• [TO BE DONE]:
Collect every line of the records below that contains the word "HTML".
START
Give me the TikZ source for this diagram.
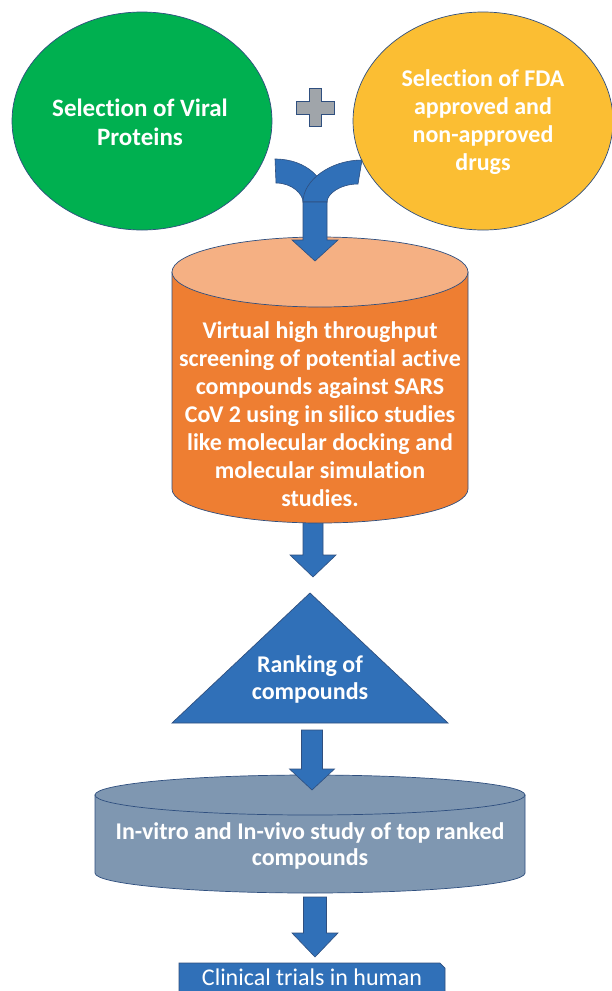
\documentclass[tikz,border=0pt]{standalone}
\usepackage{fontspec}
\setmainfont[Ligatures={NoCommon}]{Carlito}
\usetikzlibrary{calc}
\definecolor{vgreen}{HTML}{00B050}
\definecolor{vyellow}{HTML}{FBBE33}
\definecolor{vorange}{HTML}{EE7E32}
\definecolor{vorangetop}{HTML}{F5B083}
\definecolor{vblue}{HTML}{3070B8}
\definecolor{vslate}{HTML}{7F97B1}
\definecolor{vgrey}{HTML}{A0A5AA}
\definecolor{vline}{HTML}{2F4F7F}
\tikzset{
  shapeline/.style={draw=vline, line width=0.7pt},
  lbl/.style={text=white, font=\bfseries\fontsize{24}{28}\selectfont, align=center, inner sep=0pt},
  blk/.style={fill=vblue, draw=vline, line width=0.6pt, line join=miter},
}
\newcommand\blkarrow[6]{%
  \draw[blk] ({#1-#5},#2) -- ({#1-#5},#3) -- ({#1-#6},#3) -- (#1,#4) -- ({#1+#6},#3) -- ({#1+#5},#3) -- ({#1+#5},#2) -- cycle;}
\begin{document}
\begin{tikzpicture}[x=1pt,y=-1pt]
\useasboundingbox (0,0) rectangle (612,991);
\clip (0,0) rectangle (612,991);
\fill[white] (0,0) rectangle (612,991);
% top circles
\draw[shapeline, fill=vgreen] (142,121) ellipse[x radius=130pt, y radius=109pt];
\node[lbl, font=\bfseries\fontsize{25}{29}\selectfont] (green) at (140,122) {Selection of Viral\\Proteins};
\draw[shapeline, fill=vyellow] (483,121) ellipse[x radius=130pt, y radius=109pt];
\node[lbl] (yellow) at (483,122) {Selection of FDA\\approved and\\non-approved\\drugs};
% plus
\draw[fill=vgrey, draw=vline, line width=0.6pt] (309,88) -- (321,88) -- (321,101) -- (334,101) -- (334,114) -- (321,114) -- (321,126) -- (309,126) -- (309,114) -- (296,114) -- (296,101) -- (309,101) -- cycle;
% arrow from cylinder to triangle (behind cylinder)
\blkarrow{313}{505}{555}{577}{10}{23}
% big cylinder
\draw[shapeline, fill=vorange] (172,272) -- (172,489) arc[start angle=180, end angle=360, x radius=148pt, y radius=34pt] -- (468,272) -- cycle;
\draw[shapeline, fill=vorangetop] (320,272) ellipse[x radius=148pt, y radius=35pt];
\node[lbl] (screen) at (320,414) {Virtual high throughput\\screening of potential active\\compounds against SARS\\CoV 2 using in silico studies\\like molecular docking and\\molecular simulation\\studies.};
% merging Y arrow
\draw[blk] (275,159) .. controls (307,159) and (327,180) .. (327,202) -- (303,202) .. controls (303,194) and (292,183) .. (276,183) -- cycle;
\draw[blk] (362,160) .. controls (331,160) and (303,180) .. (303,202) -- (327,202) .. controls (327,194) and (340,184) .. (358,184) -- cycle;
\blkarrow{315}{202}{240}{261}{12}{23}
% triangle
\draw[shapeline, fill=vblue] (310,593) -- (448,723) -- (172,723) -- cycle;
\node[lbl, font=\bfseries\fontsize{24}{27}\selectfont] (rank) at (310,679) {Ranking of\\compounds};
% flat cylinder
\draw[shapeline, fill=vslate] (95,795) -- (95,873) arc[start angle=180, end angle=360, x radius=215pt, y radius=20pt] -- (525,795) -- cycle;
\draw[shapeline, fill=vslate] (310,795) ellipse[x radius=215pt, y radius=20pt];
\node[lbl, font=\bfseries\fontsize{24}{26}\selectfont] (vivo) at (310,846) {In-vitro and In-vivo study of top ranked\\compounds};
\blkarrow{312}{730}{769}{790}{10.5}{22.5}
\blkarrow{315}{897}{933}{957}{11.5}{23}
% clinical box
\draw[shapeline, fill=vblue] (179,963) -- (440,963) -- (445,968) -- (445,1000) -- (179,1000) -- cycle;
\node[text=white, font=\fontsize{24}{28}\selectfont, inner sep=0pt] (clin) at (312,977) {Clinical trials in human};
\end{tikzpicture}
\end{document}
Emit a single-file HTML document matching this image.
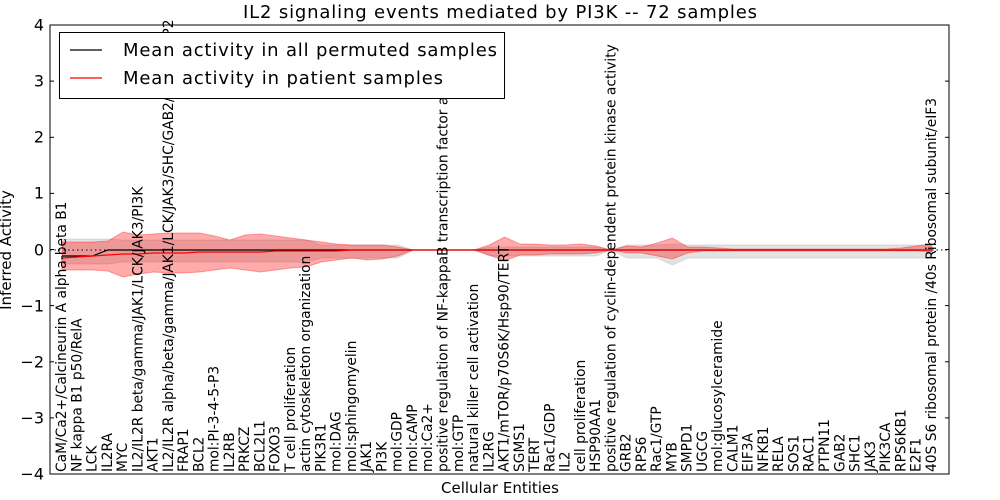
END
• [EXERCISE OUTPUT]:
\definecolor{vgreen}{HTML}{00B050}
\definecolor{vyellow}{HTML}{FBBE33}
\definecolor{vorange}{HTML}{EE7E32}
\definecolor{vorangetop}{HTML}{F5B083}
\definecolor{vblue}{HTML}{3070B8}
\definecolor{vslate}{HTML}{7F97B1}
\definecolor{vgrey}{HTML}{A0A5AA}
\definecolor{vline}{HTML}{2F4F7F}
Emit a single-file HTML document matching this image.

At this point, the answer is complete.